Biutiful is about a modern-day Jesus Christ. I actually didn't realize this until the New York Times review of the thing tipped me off, so if you're planning on seeing it, please recall the following formula which I'm sure you know, and which is so clearly on display in this movie I really don't see how I could have failed to pick up on it:
Flawed guy who's nonetheless better than everyone else + dies even though everyone else deserves to die more + trusts the wrong people + helps the needy + has bizarre supernatural powers + nonsensically seems to love a crazy woman who has enough baggage to fill a luxury cruise ship + doesn't really have a father + scruffy facial hair = Jesus Christ
So what is so modern-day about this particular Jesus Christ? Well, he's a bit of a gangster for one (he's involved with an utterly douchy bunch of guys who smuggle illegal immigrants into Barcelona to use for cheap labour), and he apparently has at least a slight interest in earthly pleasures ("Remember that time we fucked in the closet?" his crazy baggage-laden ladyfriend asks him). He also doesn't know how to spell (see the title).

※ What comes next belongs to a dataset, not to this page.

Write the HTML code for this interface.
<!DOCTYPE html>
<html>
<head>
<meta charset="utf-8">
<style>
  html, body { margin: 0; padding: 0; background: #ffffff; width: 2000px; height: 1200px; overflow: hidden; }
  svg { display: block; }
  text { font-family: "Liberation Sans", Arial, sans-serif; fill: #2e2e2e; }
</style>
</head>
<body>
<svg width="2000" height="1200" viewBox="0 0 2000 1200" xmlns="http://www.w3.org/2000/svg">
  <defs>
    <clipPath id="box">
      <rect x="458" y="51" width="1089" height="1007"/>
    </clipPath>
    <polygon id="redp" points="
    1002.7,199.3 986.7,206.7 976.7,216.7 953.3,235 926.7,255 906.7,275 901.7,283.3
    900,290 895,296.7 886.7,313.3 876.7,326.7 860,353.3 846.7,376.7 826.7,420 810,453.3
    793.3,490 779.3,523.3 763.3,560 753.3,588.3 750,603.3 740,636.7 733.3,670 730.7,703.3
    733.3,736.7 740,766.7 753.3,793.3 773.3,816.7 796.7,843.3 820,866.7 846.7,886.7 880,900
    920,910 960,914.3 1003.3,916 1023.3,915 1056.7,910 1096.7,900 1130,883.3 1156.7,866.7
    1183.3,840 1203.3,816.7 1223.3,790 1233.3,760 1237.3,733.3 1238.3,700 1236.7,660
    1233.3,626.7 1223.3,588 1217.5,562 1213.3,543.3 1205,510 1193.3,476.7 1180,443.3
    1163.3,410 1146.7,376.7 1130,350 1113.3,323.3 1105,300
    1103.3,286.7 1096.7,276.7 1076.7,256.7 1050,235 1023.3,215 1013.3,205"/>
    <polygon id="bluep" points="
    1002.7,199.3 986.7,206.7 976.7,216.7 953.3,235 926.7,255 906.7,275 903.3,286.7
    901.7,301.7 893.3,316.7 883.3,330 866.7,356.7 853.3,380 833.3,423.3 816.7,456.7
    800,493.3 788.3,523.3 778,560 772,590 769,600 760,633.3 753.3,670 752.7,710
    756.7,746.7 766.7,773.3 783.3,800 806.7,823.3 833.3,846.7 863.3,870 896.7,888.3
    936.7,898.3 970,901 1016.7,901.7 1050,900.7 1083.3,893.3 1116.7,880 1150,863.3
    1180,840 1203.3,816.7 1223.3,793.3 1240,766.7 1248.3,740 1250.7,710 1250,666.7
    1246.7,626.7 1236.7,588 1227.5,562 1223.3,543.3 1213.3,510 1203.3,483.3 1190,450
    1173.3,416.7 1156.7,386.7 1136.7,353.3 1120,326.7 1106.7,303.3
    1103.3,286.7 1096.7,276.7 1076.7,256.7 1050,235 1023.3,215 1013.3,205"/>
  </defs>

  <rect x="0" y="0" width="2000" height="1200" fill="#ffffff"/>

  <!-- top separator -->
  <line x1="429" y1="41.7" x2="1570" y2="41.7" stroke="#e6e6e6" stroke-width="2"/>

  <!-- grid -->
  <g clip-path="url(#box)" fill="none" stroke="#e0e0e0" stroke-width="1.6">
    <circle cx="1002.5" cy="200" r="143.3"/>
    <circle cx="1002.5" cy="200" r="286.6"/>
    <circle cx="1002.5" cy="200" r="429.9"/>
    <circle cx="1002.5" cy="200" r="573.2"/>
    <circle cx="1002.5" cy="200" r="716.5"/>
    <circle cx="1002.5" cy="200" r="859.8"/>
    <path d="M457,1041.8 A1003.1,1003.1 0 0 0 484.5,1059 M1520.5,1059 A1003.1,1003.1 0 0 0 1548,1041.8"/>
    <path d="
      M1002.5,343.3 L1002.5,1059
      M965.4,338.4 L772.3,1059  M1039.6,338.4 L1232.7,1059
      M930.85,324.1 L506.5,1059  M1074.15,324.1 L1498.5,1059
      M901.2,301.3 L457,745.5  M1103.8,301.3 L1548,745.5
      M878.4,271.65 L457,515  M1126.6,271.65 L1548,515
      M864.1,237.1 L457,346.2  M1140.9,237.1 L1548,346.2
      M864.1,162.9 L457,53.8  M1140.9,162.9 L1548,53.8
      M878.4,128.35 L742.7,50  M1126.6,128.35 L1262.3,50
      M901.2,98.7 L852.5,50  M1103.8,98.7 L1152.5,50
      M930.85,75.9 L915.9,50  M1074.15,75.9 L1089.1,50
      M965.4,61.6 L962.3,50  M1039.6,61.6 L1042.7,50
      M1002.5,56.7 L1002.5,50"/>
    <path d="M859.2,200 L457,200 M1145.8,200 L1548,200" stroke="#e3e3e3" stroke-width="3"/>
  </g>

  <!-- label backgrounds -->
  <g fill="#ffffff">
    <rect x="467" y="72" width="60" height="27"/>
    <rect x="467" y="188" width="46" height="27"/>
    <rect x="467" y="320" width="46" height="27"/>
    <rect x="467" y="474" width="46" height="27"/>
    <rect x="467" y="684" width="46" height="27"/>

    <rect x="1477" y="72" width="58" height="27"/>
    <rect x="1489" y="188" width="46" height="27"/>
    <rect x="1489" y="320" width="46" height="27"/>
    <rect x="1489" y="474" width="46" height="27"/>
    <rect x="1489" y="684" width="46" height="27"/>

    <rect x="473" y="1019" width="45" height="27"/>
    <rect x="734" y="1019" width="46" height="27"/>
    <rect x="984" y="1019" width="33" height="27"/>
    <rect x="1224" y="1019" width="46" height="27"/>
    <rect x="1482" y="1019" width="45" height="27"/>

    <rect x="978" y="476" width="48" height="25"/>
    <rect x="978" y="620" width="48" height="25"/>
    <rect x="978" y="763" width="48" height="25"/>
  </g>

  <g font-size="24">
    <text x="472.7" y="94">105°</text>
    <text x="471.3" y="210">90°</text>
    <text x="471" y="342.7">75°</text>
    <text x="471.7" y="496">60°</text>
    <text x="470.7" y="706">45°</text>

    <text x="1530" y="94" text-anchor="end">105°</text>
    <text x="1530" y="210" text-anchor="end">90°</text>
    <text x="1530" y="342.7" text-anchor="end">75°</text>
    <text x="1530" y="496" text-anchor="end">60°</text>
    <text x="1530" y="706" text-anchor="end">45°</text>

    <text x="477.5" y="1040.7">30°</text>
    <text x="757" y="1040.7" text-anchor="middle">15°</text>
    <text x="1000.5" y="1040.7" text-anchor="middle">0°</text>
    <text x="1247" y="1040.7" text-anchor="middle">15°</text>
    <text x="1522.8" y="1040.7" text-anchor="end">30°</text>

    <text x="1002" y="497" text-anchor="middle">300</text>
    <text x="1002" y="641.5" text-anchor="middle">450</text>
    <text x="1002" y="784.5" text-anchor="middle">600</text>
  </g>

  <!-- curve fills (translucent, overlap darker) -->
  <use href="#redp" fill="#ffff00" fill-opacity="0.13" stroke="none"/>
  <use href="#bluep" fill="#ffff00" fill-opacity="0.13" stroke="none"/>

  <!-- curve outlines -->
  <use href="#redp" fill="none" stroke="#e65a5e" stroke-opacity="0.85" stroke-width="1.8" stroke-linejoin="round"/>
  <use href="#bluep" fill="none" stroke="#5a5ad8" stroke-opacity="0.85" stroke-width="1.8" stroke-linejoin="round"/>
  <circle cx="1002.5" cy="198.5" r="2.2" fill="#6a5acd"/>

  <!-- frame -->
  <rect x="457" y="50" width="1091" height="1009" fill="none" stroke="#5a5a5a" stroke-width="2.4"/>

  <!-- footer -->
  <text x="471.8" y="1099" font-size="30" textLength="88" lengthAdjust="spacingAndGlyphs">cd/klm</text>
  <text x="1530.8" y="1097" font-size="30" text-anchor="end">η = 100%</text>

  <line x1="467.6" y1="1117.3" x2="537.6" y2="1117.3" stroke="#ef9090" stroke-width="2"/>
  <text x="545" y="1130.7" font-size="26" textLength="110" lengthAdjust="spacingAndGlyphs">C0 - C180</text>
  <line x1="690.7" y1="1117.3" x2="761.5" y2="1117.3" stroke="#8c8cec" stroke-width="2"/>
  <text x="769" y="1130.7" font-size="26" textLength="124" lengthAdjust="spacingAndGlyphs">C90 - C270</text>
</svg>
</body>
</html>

I'll admit I kind of liked this movie, but that's just because as a hipster-in-denial, I (along with the New York Times, I daresay) tend to like movies that seem really artsy-fartsy and are in Spanish. The only other thing I thought was a bit cool about it is how you could really feel how gross Christ's apartment was, and how wacked-out his lady's issues were, to the point that you could actually almost smell their nasty-ass body odor through the screen. That's pretty amazing if you think about it.
Apart from that, though, I really only have one thing to say about this movie. Remember how when you were like seven, all the cool kids always said "That's so funny I forgot to laugh?" Well, I'm going to proclaim myself cool and say that this shit was so depressing I forgot to cry. In fact, I sort of laughed.